# [Short exercise]
Look through the material below and copy exactly the lines from the line with "Give me the matplotlib source for this chart." to the line with "from matplotlib.ticker import", those two lines included.

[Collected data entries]
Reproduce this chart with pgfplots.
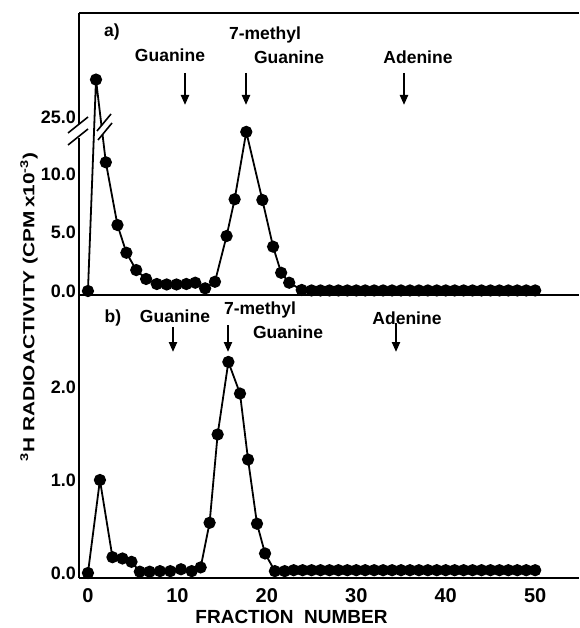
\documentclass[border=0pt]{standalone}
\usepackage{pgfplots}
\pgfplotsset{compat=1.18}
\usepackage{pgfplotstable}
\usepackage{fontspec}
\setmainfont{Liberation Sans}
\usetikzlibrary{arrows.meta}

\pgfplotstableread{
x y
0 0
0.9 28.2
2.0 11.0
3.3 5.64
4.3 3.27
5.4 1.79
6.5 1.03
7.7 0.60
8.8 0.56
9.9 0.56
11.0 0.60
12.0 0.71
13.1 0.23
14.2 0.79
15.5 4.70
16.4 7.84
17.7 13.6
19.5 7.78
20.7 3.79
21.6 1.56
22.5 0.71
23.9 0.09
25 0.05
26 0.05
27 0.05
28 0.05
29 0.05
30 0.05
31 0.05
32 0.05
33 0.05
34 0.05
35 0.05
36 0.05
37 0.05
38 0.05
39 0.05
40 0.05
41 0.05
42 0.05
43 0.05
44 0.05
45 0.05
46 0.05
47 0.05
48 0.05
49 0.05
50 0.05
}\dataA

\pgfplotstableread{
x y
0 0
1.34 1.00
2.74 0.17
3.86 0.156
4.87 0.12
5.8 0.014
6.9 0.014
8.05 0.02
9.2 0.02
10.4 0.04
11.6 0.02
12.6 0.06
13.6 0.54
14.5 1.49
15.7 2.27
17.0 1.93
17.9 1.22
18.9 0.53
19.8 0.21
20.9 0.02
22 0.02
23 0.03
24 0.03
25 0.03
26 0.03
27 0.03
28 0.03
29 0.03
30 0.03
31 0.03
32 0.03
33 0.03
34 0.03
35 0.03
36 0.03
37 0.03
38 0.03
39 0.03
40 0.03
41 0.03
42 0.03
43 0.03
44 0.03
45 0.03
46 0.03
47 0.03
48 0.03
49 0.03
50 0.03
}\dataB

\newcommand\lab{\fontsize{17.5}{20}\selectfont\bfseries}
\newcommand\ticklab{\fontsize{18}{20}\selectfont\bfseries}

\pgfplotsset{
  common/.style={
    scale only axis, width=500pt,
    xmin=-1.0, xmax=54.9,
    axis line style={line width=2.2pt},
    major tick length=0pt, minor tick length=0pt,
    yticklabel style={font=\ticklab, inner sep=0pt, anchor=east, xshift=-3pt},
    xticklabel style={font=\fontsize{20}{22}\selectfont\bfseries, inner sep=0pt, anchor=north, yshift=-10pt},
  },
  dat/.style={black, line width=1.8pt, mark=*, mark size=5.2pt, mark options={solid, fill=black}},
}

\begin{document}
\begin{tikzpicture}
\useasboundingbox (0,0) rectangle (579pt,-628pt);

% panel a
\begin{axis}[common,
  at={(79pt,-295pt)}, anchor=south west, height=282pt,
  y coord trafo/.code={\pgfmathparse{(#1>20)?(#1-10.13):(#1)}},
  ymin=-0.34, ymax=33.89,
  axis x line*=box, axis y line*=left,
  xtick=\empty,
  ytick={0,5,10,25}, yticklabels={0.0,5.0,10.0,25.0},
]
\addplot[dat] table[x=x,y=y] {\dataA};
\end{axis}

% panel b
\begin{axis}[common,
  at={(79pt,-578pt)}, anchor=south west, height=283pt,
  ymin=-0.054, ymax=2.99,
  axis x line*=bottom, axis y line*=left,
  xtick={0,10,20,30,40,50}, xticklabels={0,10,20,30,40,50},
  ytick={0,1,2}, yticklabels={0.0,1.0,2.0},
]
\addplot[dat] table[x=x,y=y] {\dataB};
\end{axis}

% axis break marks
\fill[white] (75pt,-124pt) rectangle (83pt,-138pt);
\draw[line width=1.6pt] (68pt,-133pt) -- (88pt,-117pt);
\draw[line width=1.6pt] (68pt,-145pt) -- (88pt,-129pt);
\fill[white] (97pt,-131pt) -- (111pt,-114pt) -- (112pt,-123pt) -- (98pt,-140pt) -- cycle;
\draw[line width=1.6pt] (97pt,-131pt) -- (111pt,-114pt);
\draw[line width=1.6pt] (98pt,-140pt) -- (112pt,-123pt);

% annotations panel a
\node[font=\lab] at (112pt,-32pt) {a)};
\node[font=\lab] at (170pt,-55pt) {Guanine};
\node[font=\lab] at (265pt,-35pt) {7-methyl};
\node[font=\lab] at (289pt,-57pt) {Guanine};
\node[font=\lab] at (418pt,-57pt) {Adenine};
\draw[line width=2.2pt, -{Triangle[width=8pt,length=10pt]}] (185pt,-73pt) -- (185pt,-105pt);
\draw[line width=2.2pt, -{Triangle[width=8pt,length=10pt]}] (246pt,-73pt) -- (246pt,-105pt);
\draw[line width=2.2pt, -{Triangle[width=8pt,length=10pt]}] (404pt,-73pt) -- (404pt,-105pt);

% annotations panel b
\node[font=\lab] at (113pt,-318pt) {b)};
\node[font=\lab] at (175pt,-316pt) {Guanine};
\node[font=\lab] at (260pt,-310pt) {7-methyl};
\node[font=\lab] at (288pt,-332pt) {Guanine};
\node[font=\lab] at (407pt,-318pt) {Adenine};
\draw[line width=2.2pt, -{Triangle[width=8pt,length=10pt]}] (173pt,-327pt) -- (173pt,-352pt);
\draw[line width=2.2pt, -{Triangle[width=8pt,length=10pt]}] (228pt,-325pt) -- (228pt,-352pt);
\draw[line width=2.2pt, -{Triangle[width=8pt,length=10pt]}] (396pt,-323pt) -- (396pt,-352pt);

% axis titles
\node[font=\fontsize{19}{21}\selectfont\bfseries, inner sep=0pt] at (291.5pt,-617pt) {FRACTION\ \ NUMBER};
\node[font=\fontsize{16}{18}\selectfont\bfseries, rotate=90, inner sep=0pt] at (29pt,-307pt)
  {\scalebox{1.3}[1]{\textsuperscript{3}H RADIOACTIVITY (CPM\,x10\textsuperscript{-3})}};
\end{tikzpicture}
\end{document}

==

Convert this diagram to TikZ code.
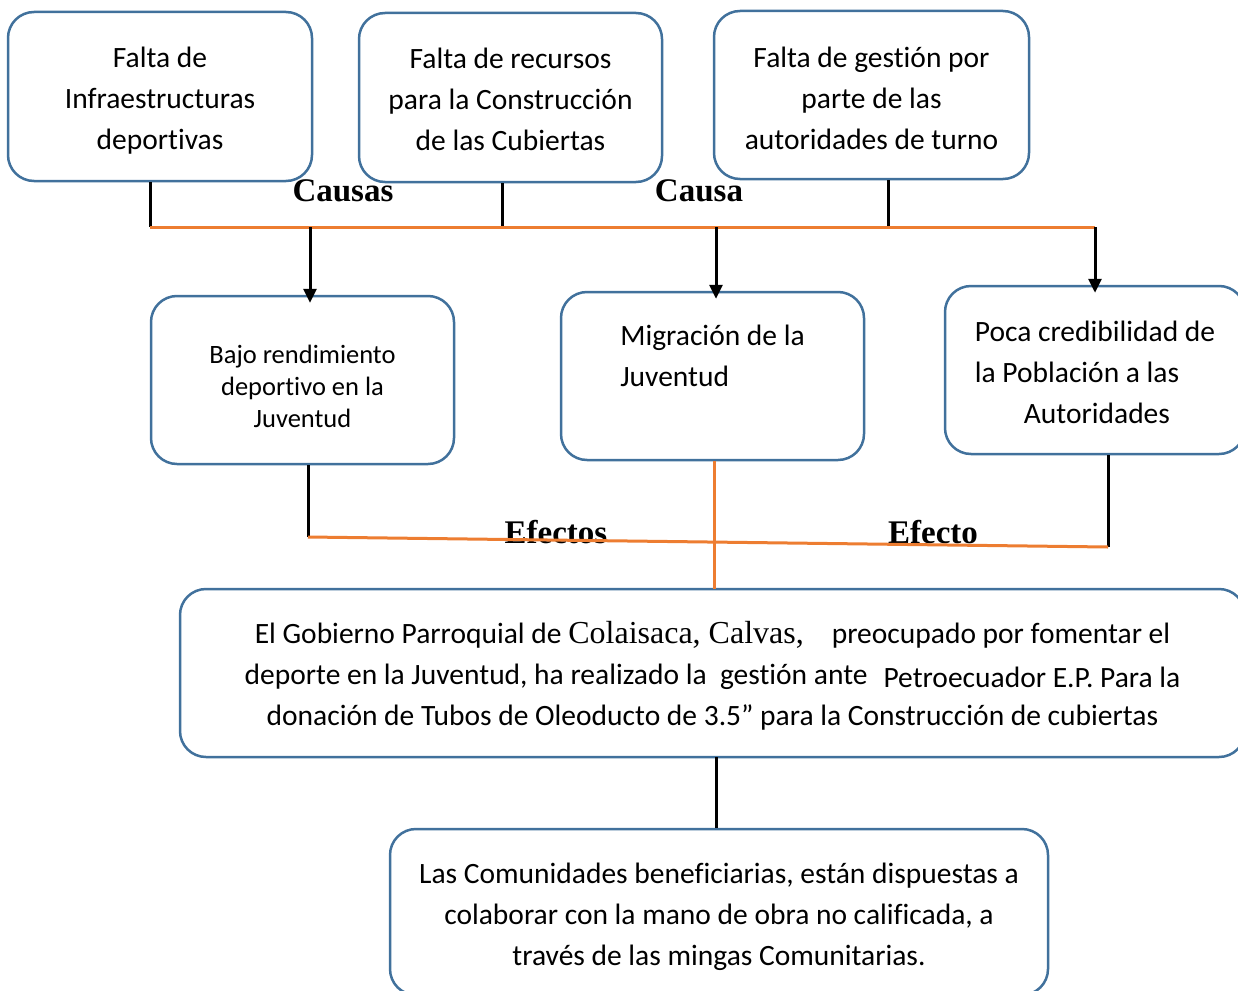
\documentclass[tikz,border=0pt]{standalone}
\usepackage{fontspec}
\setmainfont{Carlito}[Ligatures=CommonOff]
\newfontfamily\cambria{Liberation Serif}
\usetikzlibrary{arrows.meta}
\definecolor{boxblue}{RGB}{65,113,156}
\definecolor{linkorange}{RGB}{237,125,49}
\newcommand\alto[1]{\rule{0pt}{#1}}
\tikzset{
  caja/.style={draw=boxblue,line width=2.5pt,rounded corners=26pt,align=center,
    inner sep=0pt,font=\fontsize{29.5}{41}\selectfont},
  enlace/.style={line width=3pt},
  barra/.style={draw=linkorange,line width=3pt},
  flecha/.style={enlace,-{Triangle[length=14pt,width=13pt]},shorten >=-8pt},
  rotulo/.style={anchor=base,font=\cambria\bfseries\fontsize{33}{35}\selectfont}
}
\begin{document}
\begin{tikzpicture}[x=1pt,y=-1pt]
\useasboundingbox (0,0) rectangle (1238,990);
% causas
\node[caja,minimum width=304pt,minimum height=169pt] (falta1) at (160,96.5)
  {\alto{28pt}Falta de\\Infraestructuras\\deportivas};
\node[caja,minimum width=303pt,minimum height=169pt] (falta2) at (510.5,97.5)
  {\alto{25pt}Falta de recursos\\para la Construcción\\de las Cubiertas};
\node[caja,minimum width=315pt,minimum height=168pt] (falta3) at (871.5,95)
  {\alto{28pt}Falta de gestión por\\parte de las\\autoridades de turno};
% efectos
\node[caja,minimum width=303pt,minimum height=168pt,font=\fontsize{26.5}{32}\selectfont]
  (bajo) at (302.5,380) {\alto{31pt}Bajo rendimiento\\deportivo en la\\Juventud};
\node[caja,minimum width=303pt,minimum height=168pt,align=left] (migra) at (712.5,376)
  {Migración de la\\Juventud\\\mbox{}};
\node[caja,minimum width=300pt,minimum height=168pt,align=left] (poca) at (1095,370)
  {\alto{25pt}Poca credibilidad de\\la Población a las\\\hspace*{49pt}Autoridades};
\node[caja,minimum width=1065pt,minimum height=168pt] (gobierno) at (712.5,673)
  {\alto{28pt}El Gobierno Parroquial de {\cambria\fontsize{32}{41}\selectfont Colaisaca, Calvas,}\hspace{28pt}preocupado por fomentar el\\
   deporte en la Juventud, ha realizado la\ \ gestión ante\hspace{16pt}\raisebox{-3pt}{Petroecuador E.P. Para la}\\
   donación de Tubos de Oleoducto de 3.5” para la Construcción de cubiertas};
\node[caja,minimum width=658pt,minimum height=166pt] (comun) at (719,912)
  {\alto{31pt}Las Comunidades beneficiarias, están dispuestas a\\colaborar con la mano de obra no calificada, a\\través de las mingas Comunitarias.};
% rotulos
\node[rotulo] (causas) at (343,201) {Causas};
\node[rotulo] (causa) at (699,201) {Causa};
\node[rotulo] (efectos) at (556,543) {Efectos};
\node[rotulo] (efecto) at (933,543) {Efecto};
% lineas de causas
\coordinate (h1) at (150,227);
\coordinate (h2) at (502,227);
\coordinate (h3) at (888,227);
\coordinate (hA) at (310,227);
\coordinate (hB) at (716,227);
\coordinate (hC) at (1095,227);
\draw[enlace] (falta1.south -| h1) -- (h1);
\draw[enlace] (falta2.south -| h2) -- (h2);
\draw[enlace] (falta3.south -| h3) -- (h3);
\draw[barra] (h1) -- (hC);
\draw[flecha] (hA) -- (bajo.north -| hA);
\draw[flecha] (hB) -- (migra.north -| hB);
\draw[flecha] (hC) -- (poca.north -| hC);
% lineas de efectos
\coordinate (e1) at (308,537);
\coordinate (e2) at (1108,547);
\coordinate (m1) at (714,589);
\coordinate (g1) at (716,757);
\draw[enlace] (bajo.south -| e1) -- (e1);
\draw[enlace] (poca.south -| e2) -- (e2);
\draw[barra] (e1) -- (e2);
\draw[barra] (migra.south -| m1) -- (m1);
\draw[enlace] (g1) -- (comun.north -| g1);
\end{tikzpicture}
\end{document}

...

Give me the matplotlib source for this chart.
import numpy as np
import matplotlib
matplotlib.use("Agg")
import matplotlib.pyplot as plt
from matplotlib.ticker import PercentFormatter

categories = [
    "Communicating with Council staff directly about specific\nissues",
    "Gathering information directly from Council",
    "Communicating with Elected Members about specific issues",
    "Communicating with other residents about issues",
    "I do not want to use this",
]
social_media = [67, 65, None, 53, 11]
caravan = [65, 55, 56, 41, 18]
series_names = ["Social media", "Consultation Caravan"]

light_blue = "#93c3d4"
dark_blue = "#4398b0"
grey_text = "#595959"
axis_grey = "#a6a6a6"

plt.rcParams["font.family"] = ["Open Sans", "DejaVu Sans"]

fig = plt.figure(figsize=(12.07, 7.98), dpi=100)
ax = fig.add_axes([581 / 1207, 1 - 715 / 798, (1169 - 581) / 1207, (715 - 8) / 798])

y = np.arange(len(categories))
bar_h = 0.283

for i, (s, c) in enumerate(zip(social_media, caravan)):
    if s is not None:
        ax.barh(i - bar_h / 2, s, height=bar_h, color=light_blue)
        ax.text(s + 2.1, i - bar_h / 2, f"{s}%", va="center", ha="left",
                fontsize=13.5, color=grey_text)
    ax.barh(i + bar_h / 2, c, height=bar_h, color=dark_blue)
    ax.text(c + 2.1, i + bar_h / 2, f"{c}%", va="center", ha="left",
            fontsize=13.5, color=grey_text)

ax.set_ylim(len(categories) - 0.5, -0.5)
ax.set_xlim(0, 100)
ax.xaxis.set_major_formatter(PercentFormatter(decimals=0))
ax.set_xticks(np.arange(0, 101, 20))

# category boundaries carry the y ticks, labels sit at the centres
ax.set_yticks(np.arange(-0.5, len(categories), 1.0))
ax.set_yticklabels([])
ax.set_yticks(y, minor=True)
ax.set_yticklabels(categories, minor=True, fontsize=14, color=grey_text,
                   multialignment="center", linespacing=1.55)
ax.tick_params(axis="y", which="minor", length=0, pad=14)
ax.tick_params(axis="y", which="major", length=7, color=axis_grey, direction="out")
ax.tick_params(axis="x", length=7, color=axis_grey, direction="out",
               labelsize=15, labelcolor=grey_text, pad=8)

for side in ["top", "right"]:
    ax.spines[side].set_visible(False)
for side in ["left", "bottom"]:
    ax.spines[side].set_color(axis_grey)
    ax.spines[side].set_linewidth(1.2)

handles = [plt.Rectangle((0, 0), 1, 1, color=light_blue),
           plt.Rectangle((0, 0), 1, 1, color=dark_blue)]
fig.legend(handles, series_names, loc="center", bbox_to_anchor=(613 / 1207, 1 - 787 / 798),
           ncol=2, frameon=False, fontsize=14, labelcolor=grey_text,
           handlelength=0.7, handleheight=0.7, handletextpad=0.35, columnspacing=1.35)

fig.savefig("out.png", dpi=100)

# [Task response]
Give me the matplotlib source for this chart.
import numpy as np
import matplotlib
matplotlib.use("Agg")
import matplotlib.pyplot as plt
from matplotlib.ticker import PercentFormatter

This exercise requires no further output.